* TO DO: In the entries below, find the line containing "Write the Plotly.js code for this chart." and the line containing "3500, 4000, 4500];". Copy those two lines and everything between them exactly, and only that.

* INFORMATION SUPPLIED:

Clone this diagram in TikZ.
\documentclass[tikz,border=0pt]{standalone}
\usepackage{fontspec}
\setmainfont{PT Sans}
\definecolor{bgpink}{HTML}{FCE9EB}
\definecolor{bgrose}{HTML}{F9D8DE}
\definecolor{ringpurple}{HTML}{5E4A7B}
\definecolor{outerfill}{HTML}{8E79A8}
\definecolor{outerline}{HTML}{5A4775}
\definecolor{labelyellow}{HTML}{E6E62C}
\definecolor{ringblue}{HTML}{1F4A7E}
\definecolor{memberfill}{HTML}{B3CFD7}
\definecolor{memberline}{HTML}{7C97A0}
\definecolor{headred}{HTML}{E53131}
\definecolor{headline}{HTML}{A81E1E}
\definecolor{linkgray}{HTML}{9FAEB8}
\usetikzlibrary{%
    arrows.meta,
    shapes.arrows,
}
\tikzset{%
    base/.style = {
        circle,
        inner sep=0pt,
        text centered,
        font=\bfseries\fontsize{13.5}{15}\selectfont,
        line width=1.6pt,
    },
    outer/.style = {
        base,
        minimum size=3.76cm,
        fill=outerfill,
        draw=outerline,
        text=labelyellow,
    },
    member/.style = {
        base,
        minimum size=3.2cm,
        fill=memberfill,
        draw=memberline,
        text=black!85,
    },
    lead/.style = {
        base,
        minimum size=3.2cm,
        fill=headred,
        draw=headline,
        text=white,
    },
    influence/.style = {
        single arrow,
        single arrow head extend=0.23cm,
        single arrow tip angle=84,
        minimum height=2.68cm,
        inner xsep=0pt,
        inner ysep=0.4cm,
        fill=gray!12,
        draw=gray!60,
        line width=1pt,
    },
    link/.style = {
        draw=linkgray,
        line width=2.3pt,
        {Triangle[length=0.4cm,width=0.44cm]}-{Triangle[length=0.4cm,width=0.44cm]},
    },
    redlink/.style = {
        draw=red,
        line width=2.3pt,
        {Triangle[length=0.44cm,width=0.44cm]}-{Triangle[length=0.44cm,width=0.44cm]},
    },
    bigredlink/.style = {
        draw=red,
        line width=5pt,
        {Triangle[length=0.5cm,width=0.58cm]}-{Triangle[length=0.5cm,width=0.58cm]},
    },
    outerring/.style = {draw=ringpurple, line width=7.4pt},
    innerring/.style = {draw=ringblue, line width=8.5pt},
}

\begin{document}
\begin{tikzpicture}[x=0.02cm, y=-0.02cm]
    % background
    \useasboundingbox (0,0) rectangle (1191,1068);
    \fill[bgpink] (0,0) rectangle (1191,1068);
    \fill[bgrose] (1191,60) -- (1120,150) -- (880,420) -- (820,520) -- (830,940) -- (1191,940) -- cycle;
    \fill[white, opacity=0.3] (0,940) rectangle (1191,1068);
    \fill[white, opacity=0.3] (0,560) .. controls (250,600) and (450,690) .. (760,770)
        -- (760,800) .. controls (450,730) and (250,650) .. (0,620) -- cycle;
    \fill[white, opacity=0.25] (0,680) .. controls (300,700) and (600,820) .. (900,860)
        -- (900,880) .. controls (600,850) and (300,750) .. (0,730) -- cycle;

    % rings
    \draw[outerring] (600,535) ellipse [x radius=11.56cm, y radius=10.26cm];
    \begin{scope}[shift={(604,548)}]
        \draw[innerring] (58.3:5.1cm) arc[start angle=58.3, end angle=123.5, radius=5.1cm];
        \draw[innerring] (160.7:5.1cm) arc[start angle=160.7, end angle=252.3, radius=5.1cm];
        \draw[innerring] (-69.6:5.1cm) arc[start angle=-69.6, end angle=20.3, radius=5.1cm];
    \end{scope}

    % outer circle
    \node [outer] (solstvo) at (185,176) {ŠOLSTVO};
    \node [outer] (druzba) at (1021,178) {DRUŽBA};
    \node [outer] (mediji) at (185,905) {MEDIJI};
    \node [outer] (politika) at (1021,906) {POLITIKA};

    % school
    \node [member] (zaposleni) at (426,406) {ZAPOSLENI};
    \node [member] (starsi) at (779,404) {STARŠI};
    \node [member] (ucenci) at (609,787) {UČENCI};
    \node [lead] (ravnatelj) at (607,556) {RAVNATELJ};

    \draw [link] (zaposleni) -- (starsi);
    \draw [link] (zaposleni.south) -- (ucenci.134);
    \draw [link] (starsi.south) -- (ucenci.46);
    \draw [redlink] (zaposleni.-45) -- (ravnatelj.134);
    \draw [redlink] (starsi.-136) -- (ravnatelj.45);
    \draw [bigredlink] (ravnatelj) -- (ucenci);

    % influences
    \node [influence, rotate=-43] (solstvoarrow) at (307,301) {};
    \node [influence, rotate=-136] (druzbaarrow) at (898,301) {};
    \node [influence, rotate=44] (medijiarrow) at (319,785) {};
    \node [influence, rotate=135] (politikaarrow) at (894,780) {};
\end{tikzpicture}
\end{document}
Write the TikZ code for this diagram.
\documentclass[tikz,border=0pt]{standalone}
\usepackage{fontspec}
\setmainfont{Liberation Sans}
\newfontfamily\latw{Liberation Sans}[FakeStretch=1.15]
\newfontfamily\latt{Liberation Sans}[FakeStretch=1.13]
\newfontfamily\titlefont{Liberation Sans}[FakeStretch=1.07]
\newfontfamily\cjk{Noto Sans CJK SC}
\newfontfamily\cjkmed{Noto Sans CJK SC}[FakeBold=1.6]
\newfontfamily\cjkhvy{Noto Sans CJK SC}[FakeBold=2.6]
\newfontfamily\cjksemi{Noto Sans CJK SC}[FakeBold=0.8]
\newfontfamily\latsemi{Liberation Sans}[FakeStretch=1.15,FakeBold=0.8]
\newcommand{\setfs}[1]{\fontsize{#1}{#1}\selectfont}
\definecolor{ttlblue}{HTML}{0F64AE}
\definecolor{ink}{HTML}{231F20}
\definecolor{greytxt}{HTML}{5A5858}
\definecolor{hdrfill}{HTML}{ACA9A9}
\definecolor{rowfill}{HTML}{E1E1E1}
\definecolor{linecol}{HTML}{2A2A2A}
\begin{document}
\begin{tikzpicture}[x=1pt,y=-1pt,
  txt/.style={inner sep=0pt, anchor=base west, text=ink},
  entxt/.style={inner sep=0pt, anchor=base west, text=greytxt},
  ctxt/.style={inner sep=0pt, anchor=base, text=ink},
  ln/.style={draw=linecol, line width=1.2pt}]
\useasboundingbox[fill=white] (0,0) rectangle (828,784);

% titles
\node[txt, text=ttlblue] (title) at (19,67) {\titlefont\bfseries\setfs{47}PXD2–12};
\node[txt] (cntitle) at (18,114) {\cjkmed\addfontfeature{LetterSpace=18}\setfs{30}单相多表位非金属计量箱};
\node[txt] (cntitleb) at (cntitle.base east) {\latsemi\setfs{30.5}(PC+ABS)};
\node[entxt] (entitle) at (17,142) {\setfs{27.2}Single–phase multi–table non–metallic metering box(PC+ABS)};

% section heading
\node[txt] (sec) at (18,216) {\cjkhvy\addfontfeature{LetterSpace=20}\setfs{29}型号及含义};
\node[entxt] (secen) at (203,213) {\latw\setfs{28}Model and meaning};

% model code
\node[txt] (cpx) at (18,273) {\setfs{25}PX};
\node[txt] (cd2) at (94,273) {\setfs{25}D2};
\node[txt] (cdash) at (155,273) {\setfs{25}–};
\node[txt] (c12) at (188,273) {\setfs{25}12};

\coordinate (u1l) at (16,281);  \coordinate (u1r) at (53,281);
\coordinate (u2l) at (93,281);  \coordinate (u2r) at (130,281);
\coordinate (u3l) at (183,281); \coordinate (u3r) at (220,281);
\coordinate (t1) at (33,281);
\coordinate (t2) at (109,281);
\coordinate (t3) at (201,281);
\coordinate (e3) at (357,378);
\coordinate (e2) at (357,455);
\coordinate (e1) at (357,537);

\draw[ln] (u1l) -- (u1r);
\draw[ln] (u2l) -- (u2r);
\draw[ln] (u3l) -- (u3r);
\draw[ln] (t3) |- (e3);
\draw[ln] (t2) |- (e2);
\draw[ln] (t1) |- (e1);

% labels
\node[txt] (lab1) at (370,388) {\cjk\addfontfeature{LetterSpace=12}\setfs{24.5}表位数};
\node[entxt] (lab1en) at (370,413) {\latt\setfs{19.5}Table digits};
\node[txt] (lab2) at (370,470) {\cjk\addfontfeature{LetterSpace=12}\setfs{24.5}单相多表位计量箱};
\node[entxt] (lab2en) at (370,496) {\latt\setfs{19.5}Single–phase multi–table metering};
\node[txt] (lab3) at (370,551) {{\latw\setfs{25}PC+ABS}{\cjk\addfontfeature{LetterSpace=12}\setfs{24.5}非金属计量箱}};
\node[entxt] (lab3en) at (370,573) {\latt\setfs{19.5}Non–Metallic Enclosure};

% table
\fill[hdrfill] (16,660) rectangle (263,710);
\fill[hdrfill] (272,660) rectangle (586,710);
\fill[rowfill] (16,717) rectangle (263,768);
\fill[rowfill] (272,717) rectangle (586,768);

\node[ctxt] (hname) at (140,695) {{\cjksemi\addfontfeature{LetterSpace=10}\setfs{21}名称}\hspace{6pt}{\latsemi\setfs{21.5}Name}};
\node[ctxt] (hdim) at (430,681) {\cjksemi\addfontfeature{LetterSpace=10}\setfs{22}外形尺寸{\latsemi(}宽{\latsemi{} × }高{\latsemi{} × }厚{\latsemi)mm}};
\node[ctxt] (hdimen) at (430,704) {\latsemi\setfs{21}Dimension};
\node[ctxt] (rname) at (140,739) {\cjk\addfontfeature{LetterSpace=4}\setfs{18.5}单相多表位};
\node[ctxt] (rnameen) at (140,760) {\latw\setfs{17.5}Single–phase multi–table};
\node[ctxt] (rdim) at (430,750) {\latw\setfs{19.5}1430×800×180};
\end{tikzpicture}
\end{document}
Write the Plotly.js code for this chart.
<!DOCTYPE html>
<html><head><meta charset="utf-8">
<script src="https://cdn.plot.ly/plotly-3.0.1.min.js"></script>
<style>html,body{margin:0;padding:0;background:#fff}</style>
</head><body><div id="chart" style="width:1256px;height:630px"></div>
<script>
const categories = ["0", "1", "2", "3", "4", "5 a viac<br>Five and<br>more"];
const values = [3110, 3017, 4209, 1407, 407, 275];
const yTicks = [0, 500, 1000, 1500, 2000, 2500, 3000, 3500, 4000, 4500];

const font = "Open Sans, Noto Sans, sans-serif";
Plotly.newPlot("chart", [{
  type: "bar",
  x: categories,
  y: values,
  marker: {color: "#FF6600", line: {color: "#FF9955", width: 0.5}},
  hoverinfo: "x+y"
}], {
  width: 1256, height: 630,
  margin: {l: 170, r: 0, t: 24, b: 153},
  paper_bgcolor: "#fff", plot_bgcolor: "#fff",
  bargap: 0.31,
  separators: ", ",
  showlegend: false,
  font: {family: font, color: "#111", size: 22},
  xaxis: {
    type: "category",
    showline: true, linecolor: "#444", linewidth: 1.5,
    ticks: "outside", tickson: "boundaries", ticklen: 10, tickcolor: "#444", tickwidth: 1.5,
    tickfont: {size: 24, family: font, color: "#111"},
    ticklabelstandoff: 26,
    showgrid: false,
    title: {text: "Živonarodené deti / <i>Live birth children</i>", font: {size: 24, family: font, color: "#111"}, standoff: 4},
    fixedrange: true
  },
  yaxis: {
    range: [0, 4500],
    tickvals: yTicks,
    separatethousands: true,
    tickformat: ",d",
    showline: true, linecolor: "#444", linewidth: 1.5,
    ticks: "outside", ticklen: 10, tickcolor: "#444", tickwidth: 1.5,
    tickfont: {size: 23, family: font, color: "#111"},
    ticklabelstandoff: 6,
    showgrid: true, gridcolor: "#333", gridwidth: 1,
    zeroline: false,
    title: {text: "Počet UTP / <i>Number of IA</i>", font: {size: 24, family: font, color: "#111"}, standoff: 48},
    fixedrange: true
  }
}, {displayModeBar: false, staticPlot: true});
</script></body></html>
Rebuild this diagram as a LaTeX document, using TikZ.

* ANSWER TO THE TASK:
Write the Plotly.js code for this chart.
<!DOCTYPE html>
<html><head><meta charset="utf-8">
<script src="https://cdn.plot.ly/plotly-3.0.1.min.js"></script>
<style>html,body{margin:0;padding:0;background:#fff}</style>
</head><body><div id="chart" style="width:1256px;height:630px"></div>
<script>
const categories = ["0", "1", "2", "3", "4", "5 a viac<br>Five and<br>more"];
const values = [3110, 3017, 4209, 1407, 407, 275];
const yTicks = [0, 500, 1000, 1500, 2000, 2500, 3000, 3500, 4000, 4500];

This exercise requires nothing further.